On reissues or in historical overviews, the novel was generally hailed as a classic. Richard A. Lupoff described it as "one of the most ingenious parallel world stories ever written." David Pringle included it in Science Fiction: The 100 Best Novels. Aldiss and Wingrove listed it as a "brilliant alternate history novel" and noted that its "wit and ingenuity" were influential in the genre. John Kessel gave it a kind of honorary mention in his list of the SF canon's most influential books under The Man in the High Castle: "Along with Ward Moore’s Bring the Jubilee, popularized the alternate history as a part of the genre." The Jewish Daily Forward named it among "the best literary examples of alternate history." Algis Budrys, however, echoed Miller and Knight: "Bring the Jubilee has always seemed a little labored to me", though he still singled it out among a few examples that "tower up" in the subgenre.

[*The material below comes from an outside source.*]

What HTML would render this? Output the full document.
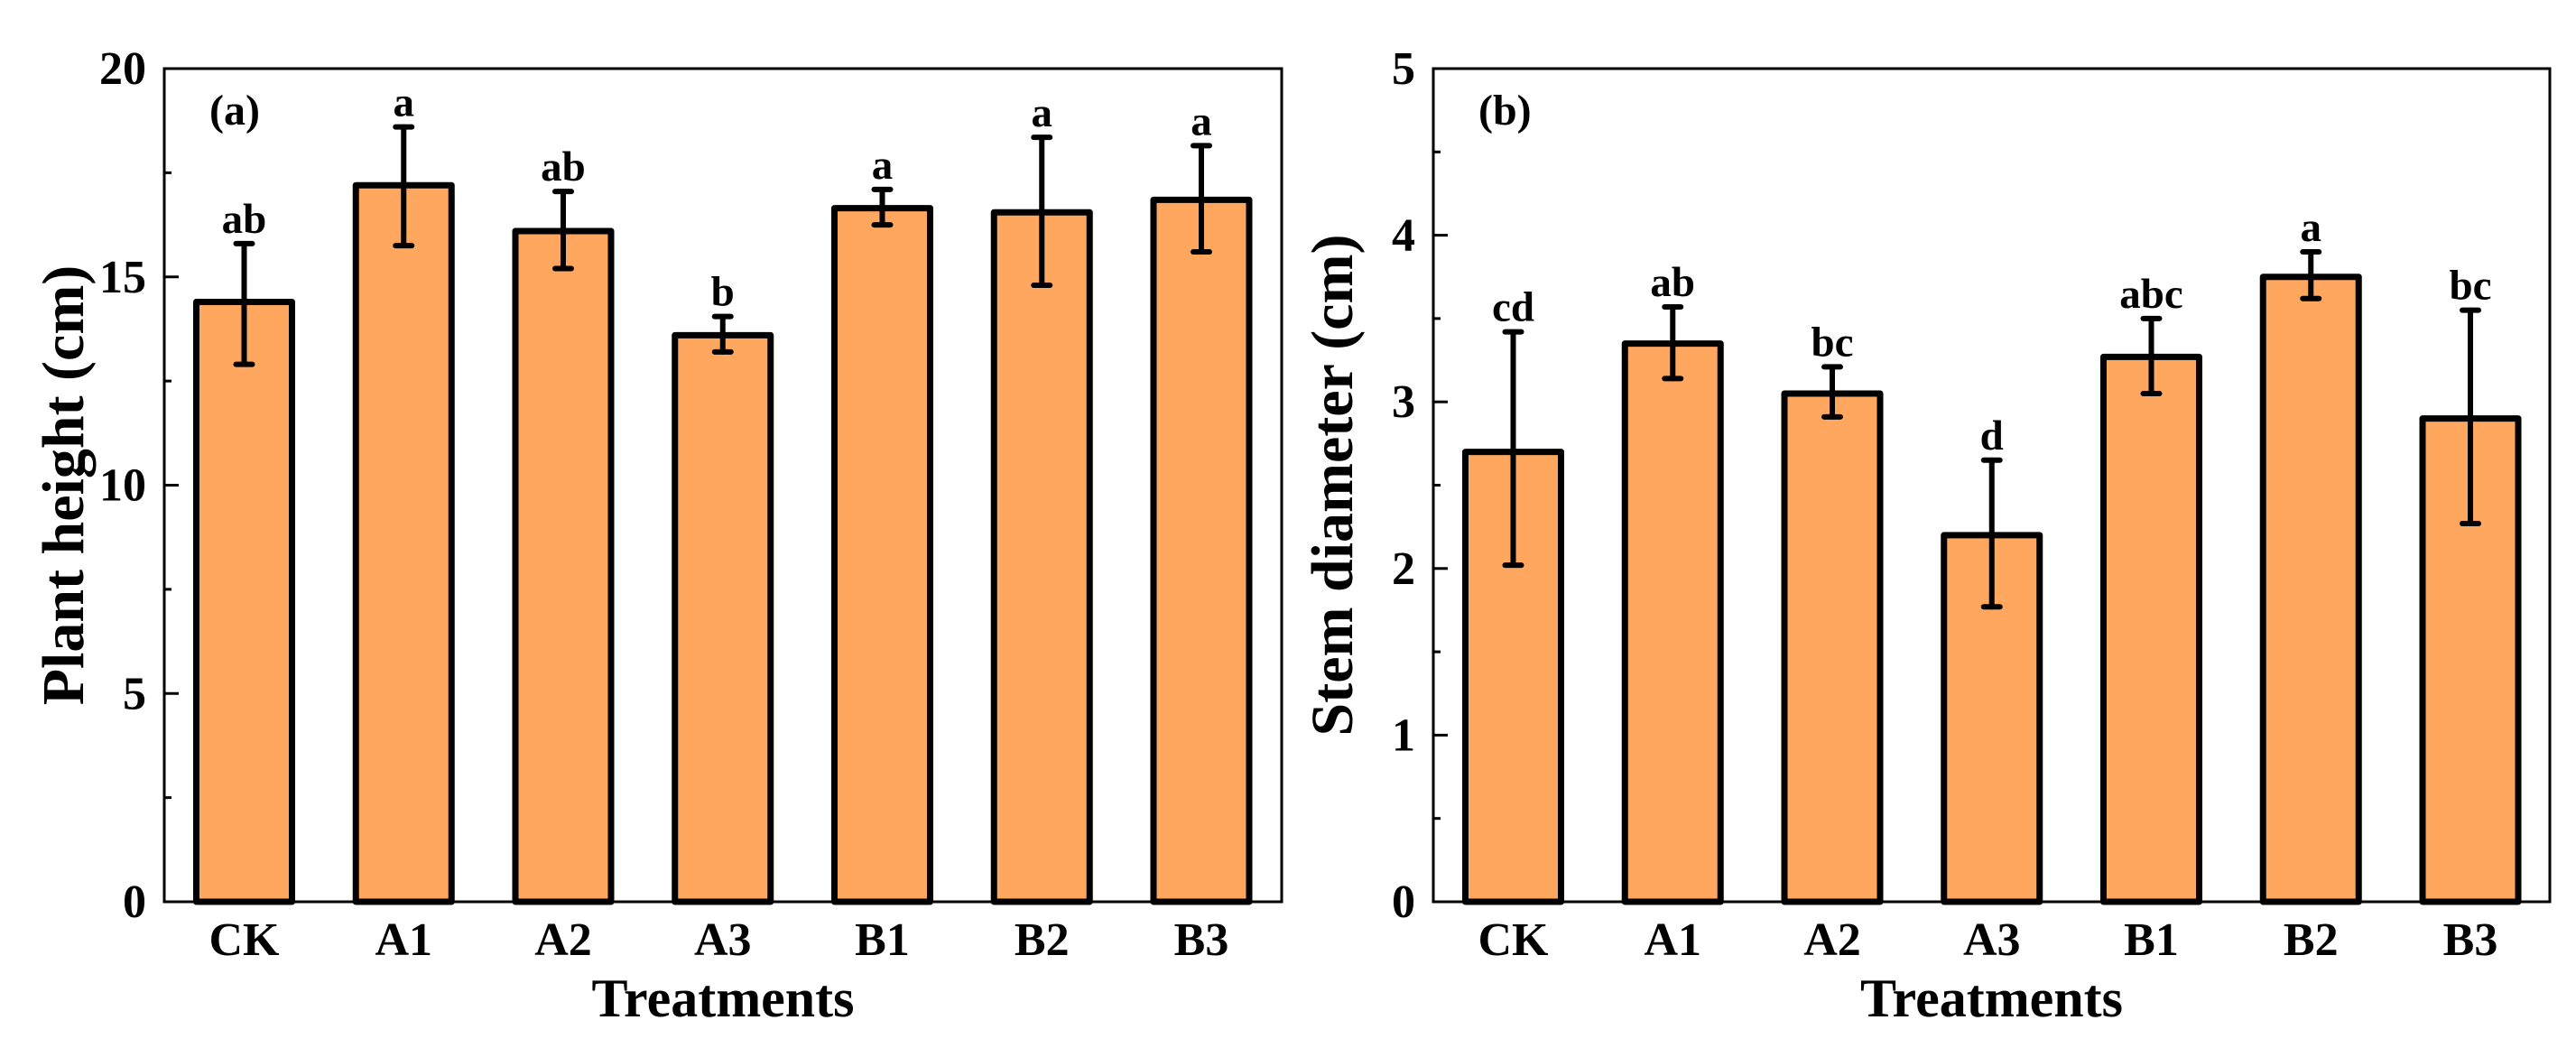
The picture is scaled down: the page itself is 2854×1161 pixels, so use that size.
<!DOCTYPE html>
<html><head><meta charset="utf-8"><style>
html,body{margin:0;padding:0;background:#fff}
svg{display:block}
text{font-family:"Liberation Serif",serif;font-weight:bold;fill:#000}
</style></head><body>
<svg id="fig" width="2854" height="1161" viewBox="0 0 2854 1161" xmlns="http://www.w3.org/2000/svg"></svg>
<script>
const categories = ["CK","A1","A2","A3","B1","B2","B3"];
const heightMeans = [14.4,17.2,16.1,13.6,16.65,16.55,16.85];
const heightErrLow = [12.9,15.75,15.2,13.2,16.25,14.8,15.6];
const heightErrHigh = [15.8,18.6,17.05,14.05,17.1,18.35,18.15];
const heightLetters = ["ab","a","ab","b","a","a","a"];
const heightTicks = [0,5,10,15,20];
const diamMeans = [2.7,3.35,3.05,2.2,3.27,3.75,2.9];
const diamErrLow = [2.02,3.14,2.91,1.77,3.05,3.62,2.27];
const diamErrHigh = [3.42,3.57,3.21,2.65,3.5,3.9,3.55];
const diamLetters = ["cd","ab","bc","d","abc","a","bc"];
const diamTicks = [0,1,2,3,4,5];

const NS="http://www.w3.org/2000/svg";
const svg=document.getElementById('fig');
function el(tag,attrs,parent,txt){const e=document.createElementNS(NS,tag);for(const k in attrs)e.setAttribute(k,attrs[k]);if(txt!==undefined)e.textContent=txt;(parent||svg).appendChild(e);return e;}

function panel(opt){
  const g=el('g',{});
  
  
  const L=opt.x0,R=opt.x1,T=76,B=999;
  const ymax=opt.ticks[opt.ticks.length-1];
  const y=v=>B-(v/ymax)*(B-T);
  const x=i=>L+88.5+i*176.75;
  const bw=106;
  opt.means.forEach((m,i)=>{
    const r=el('rect',{x:x(i)-bw/2,y:y(m),width:bw,height:B-y(m),fill:'#FFA65F',stroke:'#000','stroke-width':7,'stroke-linejoin':'round'},g);
    
    
  });
  opt.means.forEach((m,i)=>{
    const eg=el('g',{stroke:'#000','stroke-width':6,'stroke-linecap':'round'},g);
    
    
    el('line',{x1:x(i),x2:x(i),y1:y(opt.lo[i]),y2:y(opt.hi[i])},eg);
    el('line',{x1:x(i)-9,x2:x(i)+9,y1:y(opt.lo[i]),y2:y(opt.lo[i])},eg);
    el('line',{x1:x(i)-9,x2:x(i)+9,y1:y(opt.hi[i]),y2:y(opt.hi[i])},eg);
    const t=el('text',{x:x(i),y:y(opt.hi[i])-12,'text-anchor':'middle','font-size':47},g,opt.letters[i]);
    
    
  });
  const f=el('rect',{x:L,y:T,width:R-L,height:B-T,fill:'none',stroke:'#000','stroke-width':3},g);
  
  
  opt.ticks.forEach((v,k)=>{
    el('line',{x1:L,x2:L+16,y1:y(v),y2:y(v),stroke:'#000','stroke-width':3},g);
    if(k<opt.ticks.length-1){const mv=(v+opt.ticks[k+1])/2;el('line',{x1:L,x2:L+8,y1:y(mv),y2:y(mv),stroke:'#000','stroke-width':3},g);}
    const t=el('text',{x:L-20,y:y(v)+17,'text-anchor':'end','font-size':52},g,String(v));
    
    
  });
  categories.forEach((c,i)=>{
    const t=el('text',{x:x(i),y:1058,'text-anchor':'middle','font-size':52},g,c);
    
    
  });
  const xt=el('text',{x:(L+R)/2,y:1126,'text-anchor':'middle','font-size':60},g,'Treatments');
  
  
  const cy=(T+B)/2;
  const tx=L-90;
  const yt=el('text',{x:tx,y:cy,'text-anchor':'middle','font-size':66,transform:'rotate(-90 '+tx+' '+cy+')'},g,opt.ytitle);
  
  
  const pl=el('text',{x:L+50,y:138,'font-size':48},g,opt.label);
  
  
}
panel({name:'plant-height-chart',x0:182,x1:1420,ticks:heightTicks,means:heightMeans,lo:heightErrLow,hi:heightErrHigh,letters:heightLetters,ytitle:'Plant height (cm)',label:'(a)'});
panel({name:'stem-diameter-chart',x0:1588,x1:2825,ticks:diamTicks,means:diamMeans,lo:diamErrLow,hi:diamErrHigh,letters:diamLetters,ytitle:'Stem diameter (cm)',label:'(b)'});
</script>
</body></html>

The theme of the Confederacy winning the Civil War and becoming an independent state was not a new one, as Winston Churchill's segment of If It Had Happened Otherwise and Murray Leinster's Sidewise in Time had toyed with the idea in the 1930s. However, Moore's book was more developed and reached a slightly wider audience than those two works, and encouraged many later writers to take up the same thread. Virtually all of them, however, depicted the USA rump state as doing better than in Moore's book. MacKinlay Kantor's magazine serial novella If the South Had Won the Civil War (1960, published in book form 1961) and Harry Turtledove's The Guns of the South (1992) also include the plot element of Robert E. Lee succeeding Jefferson Davis as President of a victorious Confederacy (Kantor's book also has Lee win at Gettysburg, while Turtledove's has him aided by time travelers the year after losing the battle). Turtledove later depicted a very different version of Confederate independence in the Southern Victory series of 11 books which begins with Lee winning the war almost 9 months before the Battle of Gettysburg would have taken place, making the questions of Pickett's Charge, Little Round Top, etc., irrelevant. Newt Gingrich and some co-authors published a trilogy of books depicting in detail an alternate history in which the Confederacy wins at Gettysburg and still the Union wins the overall war (in fact, quicker than in actual history).

==Publication history==
A shorter, novella-length version of Bring the Jubilee appeared in the November 1952 issue of The Magazine of Fantasy & Science Fiction before publication of the novel. Boucher and McComas praised the expansion for including "a thoroughly justified increase in background detail and depth of characterization".

The novel was originally published in 1953 by Ballantine Books and Farrar, Straus & Young. It was republished in 1965 by Four Square Science Fiction. It was reissued by Avon Books in the 1970s and by Del Rey Books in 1997. In 2001, the novella was included in the anthology The Best Alternate History Stories of the 20th Century.